As I was in the checkout line the other day, a few magazines caught my attention. They touted successes and accomplishments in the lives of various stars, which got me to thinking about my own life. I began to think about Paul’s words about contentment and wondered, If I were talking to my grandchildren today, how would I demonstrate contentment to them? Am I really content?
In my day-to-day life, I have the opportunity to talk with many employees, and they often let down their guard. I find myself struggling with the conversation as they express their dissatisfaction with their work arrangements, supervisors, etc., and I hurry to excuse myself, lest I be tagged as a malcontent, as well. While some are merely venting, some are chronically discontented, not only with their employment, but their lives, as well, so much so that not one positive thought is expressed. Again, I ask myself, Am I contented?
There are many areas where we can find contentment, or a lack of it—work, home, relationships, church. Some might say that being content is having no ambition, no desire for improvement or advancement. One dictionary definition of being contented is being “satisfied with what one is or has; not wanting more or anything else.” Are we called to be without ambition, or is there more to being contented in the Christian life?
In the book of Philippians, Paul writes to the believers there to thank them for their support of his ministry. He is grateful for their concern for him, but he is quick to express that he isn’t in need:
“I am not saying this because I am in need, for I have learned to be content whatever the circumstances. I know what it is to be in need, and I know what it is to have plenty. I have learned the secret of being content in any and every situation, whether well fed or hungry, whether living in plenty or in want. I can do all this through him who gives me strength” (Philippians 4:11-13).
Paul’s words give us the answer to the contentment issue. It isn’t a matter of not having goals or aspirations, but rather a sense of inner peace that carries us through every situation in which we find ourselves. Contentment is the acceptance of this day, this time in our lives where God has placed us, accepting that for this moment we are in God’s hands and will and can serve Him, whatever the situation.
I am not always satisfied with where I am. I want to grow and change, to be more than I am, and that is a commendable goal. So how can I be contented while having aspirations beyond where I currently stand? Am I being unfaithful to God if I want something more?
The key is in Paul’s words: “I can do all this through him who gives me strength.” Wherever he found himself, Paul was reminded that nothing could overcome him if he was relying and leaning on God’s strength to withstand it. Whether in lack or in much, Paul learned to be satisfied with the moment, to accept that God was working in his life and would carry him through. Contentment, biblically, “arises from the inward disposition, and is the offspring of humility” (dictionary.com)

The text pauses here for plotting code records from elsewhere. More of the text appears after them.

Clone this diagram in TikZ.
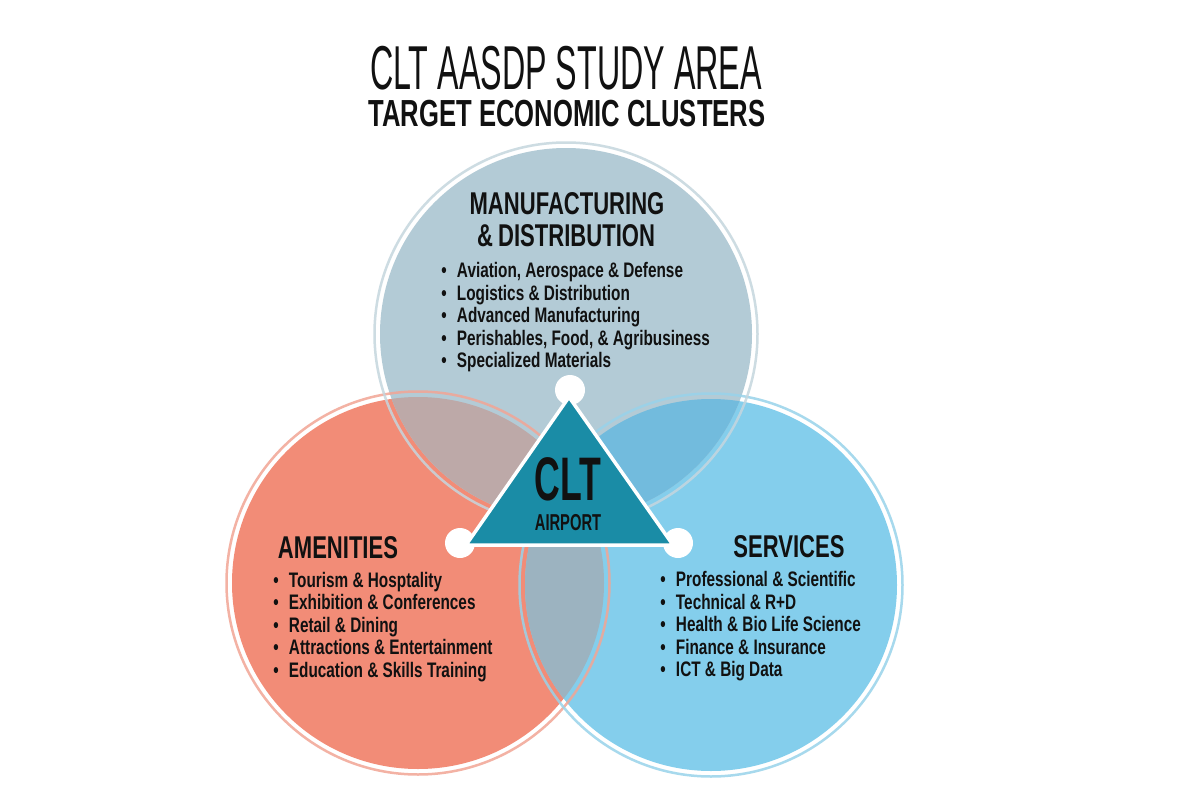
\documentclass[tikz,border=0pt]{standalone}
\usepackage{fontspec}
\setmainfont{Liberation Sans}
\newfontfamily\fTitleL{Liberation Sans}[FakeStretch=0.52]
\newfontfamily\fTitleB{Liberation Sans}[FakeStretch=0.68]
\newfontfamily\fHead{Liberation Sans}[FakeStretch=0.70]
\newfontfamily\fItem{Liberation Sans}[FakeStretch=0.73]
\newfontfamily\fClt{Liberation Sans}[FakeStretch=0.58]
\newfontfamily\fAir{Liberation Sans}[FakeStretch=0.64]
\definecolor{topC}{HTML}{B3CBD6}
\definecolor{leftC}{HTML}{F28C77}
\definecolor{rightC}{HTML}{84CEEC}
\definecolor{tlC}{HTML}{BDA9A8}
\definecolor{trC}{HTML}{72BBDD}
\definecolor{lrC}{HTML}{9CB3C0}
\definecolor{allC}{HTML}{8FAFC0}
\definecolor{topR}{HTML}{C5D6DE}
\definecolor{leftR}{HTML}{F2A595}
\definecolor{rightR}{HTML}{98D3EA}
\definecolor{triC}{HTML}{1A8CA6}
\definecolor{inkC}{HTML}{111111}
\newcommand\itm[1]{\makebox[15.6pt][l]{\textbullet}#1}
\begin{document}
\begin{tikzpicture}[x=1pt,y=-1pt,
  every node/.style={inner sep=0pt,outer sep=0pt,text=inkC},
  heading/.style={anchor=base,font=\fHead\bfseries\fontsize{31.5}{34}\selectfont},
  listitem/.style={anchor=base west,font=\fItem\bfseries\fontsize{21}{24}\selectfont},
  ring/.style={line width=2.5pt,opacity=0.85}]
\useasboundingbox (0,0) rectangle (1200,800);
\fill[white] (0,0) rectangle (1200,800);
\coordinate (cT) at (566,334);
\coordinate (cL) at (418,583);
\coordinate (cR) at (711,585);
% discs
\fill[leftC] (cL) circle (186pt);
\fill[rightC] (cR) circle (186pt);
\fill[topC] (cT) circle (186pt);
\begin{scope}
  \clip (cT) circle (186pt);
  \fill[tlC] (cL) circle (186pt);
  \fill[trC] (cR) circle (186pt);
\end{scope}
\begin{scope}
  \clip (cL) circle (186pt);
  \fill[lrC] (cR) circle (186pt);
  \clip (cR) circle (186pt);
  \fill[allC] (cT) circle (186pt);
\end{scope}
% rings
\draw[ring,leftR] (cL) circle (191.5pt);
\draw[ring,rightR] (cR) circle (191.5pt);
\draw[ring,topR] (cT) circle (191.5pt);
% title
\node[anchor=base,text height=44pt,text depth=0pt,font=\fTitleL\fontsize{62}{68}\selectfont] (t1) at (566,89) {CLT AASDP STUDY AREA};
\node[anchor=base,text height=27pt,text depth=0pt,font=\fTitleB\bfseries\fontsize{37.7}{40}\selectfont] (t2) at (567,126) {TARGET ECONOMIC CLUSTERS};
% top cluster
\node[heading] (h1a) at (567,214) {MANUFACTURING};
\node[heading] (h1b) at (566,246) {\&\,DISTRIBUTION};
\node[listitem] (m1) at (441.4,277.5) {\itm{Aviation, Aerospace \& Defense}};
\node[listitem] (m2) at (441.4,300) {\itm{Logistics \& Distribution}};
\node[listitem] (m3) at (441.4,322.5) {\itm{Advanced Manufacturing}};
\node[listitem] (m4) at (441.4,345) {\itm{Perishables, Food, \& Agribusiness}};
\node[listitem] (m5) at (441.4,367.5) {\itm{Specialized Materials}};
% left cluster
\node[heading] (h2) at (338,558) {AMENITIES};
\node[listitem] (a1) at (273.4,587) {\itm{Tourism \& Hosptality}};
\node[listitem] (a2) at (273.4,609.5) {\itm{Exhibition \& Conferences}};
\node[listitem] (a3) at (273.4,632) {\itm{Retail \& Dining}};
\node[listitem] (a4) at (273.4,654.5) {\itm{Attractions \& Entertainment}};
\node[listitem] (a5) at (273.4,677) {\itm{Education \& Skills Training}};
% right cluster
\node[heading] (h3) at (789,557) {SERVICES};
\node[listitem] (s1) at (660.4,586.5) {\itm{Professional \& Scientific}};
\node[listitem] (s2) at (660.4,609) {\itm{Technical \& R+D}};
\node[listitem] (s3) at (660.4,631.5) {\itm{Health \& Bio Life Science}};
\node[listitem] (s4) at (660.4,654) {\itm{Finance \& Insurance}};
\node[listitem] (s5) at (660.4,676.5) {\itm{ICT \& Big Data}};
% CLT triangle
\fill[white] (570,390) circle (15pt);
\fill[white] (460,543) circle (15pt);
\fill[white] (678,543) circle (15pt);
\coordinate (vA) at (569,397);
\coordinate (vB) at (466,545);
\coordinate (vC) at (673,545);
\filldraw[fill=triC,draw=white,line width=3.5pt,line join=round] (vA) -- (vB) -- (vC) -- cycle;
\node[anchor=base,font=\fClt\bfseries\fontsize{61.5}{64}\selectfont] (clt) at (568,500) {CLT};
\node[anchor=base,font=\fAir\bfseries\fontsize{23}{25}\selectfont] (air) at (568,530) {AIRPORT};
\end{tikzpicture}
\end{document}
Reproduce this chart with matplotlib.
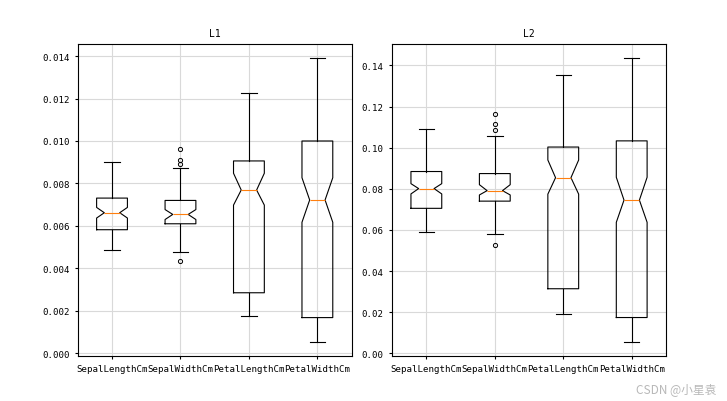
import matplotlib
matplotlib.use("Agg")
import matplotlib.pyplot as plt

plt.rcParams["font.family"] = ["DejaVu Sans Mono", "Noto Sans CJK SC"]

features = ["SepalLengthCm", "SepalWidthCm", "PetalLengthCm", "PetalWidthCm"]

# L1-normierte Spalten
l1_whislo = [0.00488, 0.00478, 0.00176, 0.00054]
l1_q1 = [0.00582, 0.00610, 0.00285, 0.00168]
l1_med = [0.00662, 0.00654, 0.00769, 0.00722]
l1_q3 = [0.00731, 0.00720, 0.00906, 0.01000]
l1_whishi = [0.00903, 0.00873, 0.01224, 0.01390]
l1_cilo = [0.00637, 0.00630, 0.00698, 0.00617]
l1_cihi = [0.00687, 0.00677, 0.00848, 0.00827]
l1_fliers = [[], [0.00962, 0.00910, 0.00892, 0.00436], [], []]

# L2-normierte Spalten
l2_whislo = [0.0591, 0.0582, 0.0192, 0.0056]
l2_q1 = [0.0705, 0.0740, 0.0314, 0.0174]
l2_med = [0.0801, 0.0791, 0.0854, 0.0745]
l2_q3 = [0.0884, 0.0874, 0.1003, 0.1033]
l2_whishi = [0.1093, 0.1057, 0.1354, 0.1435]
l2_cilo = [0.0775, 0.0770, 0.0774, 0.0637]
l2_cihi = [0.0825, 0.0820, 0.0940, 0.0856]
l2_fliers = [[], [0.1163, 0.1114, 0.1086, 0.0526], [], []]


def stats(whislo, q1, med, q3, whishi, cilo, cihi, fliers):
    out = []
    for i, name in enumerate(features):
        out.append(dict(label=name, whislo=whislo[i], q1=q1[i], med=med[i],
                        q3=q3[i], whishi=whishi[i], cilo=cilo[i],
                        cihi=cihi[i], fliers=fliers[i]))
    return out


fig, axs = plt.subplots(1, 2, figsize=(7.27, 4.02), dpi=100)
fig.subplots_adjust(left=0.107, right=0.916, bottom=0.112, top=0.888,
                    wspace=0.148)

paneles = [
    ("L1", stats(l1_whislo, l1_q1, l1_med, l1_q3, l1_whishi, l1_cilo,
                 l1_cihi, l1_fliers)),
    ("L2", stats(l2_whislo, l2_q1, l2_med, l2_q3, l2_whishi, l2_cilo,
                 l2_cihi, l2_fliers)),
]

for ax, (titulo, st) in zip(axs, paneles):
    ax.bxp(st, shownotches=True, widths=0.45,
           boxprops=dict(linewidth=0.8),
           whiskerprops=dict(linewidth=0.8),
           capprops=dict(linewidth=0.8),
           medianprops=dict(color="C1", linewidth=0.8),
           flierprops=dict(marker="o", markersize=3, markeredgewidth=0.7,
                           markerfacecolor="none"))
    ax.grid(True, color="0.85", linewidth=0.8)
    ax.set_axisbelow(True)
    ax.set_title(titulo, fontsize=7)
    ax.tick_params(labelsize=6.6, length=2.5, width=0.8)
    for s in ax.spines.values():
        s.set_linewidth(0.8)

fig.text(0.985, 0.032, "CSDN @小星袁", ha="right", va="center",
         fontsize=8.5, color="0.72", family=["Noto Sans CJK SC"])

fig.savefig("out.png", facecolor="white")
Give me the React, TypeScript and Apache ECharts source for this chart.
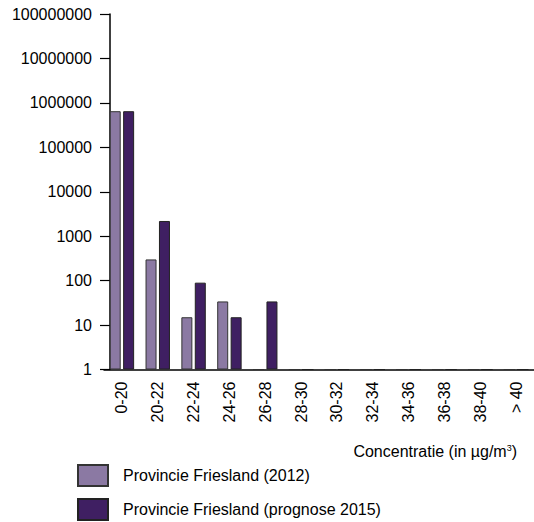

God instructs us to pray for provision and for God’s movement in our lives. Solomon prayed for wisdom. Paul prayed for God to direct him as to where he should travel and preach. Finding satisfaction or contentment requires submitting ourselves to God and to God’s working in our lives each new day, asking him for grace to grow, but finding joy and fulfillment in the times where we find ourselves.
Being content requires God’s grace. Paul prayed for God to remove a “thorn in the flesh.” He wanted relief. However, God answered: “My grace is sufficient for you, for my power is made perfect in weakness” (2 Corinthians 12:9). It is in the down times, the times of loss or need, the times when we are not where we want to be, that we can find God’s grace and power in our lives, and thereby find contentment.
Some years ago now my husband bought me a CD with a song about a couple who never found the dreams of their youth. They sing in the chorus, “This cup filled up so quickly / There’s too much on our plate /Between the living and the dying / Some things must wait / So we never got to Paris and found the cafe of our dreams / But our table holds a whole wide world of memories No, we never went to Venice / And strolled the streets alone / But we built our worlds together and we got the best of both” (Out of the Grey, So We Never Got to Paris).
The secret of contentment is not that we eliminate dreams or goals, but that we make peace with the days in which we live, find happiness in the now, knowing that God is working in our lives and will bring us joy wherever we find ourselves. The secret is submitting our dreams to God and allowing Him to bring them to pass in His way and will. May God give you joy and contentment today.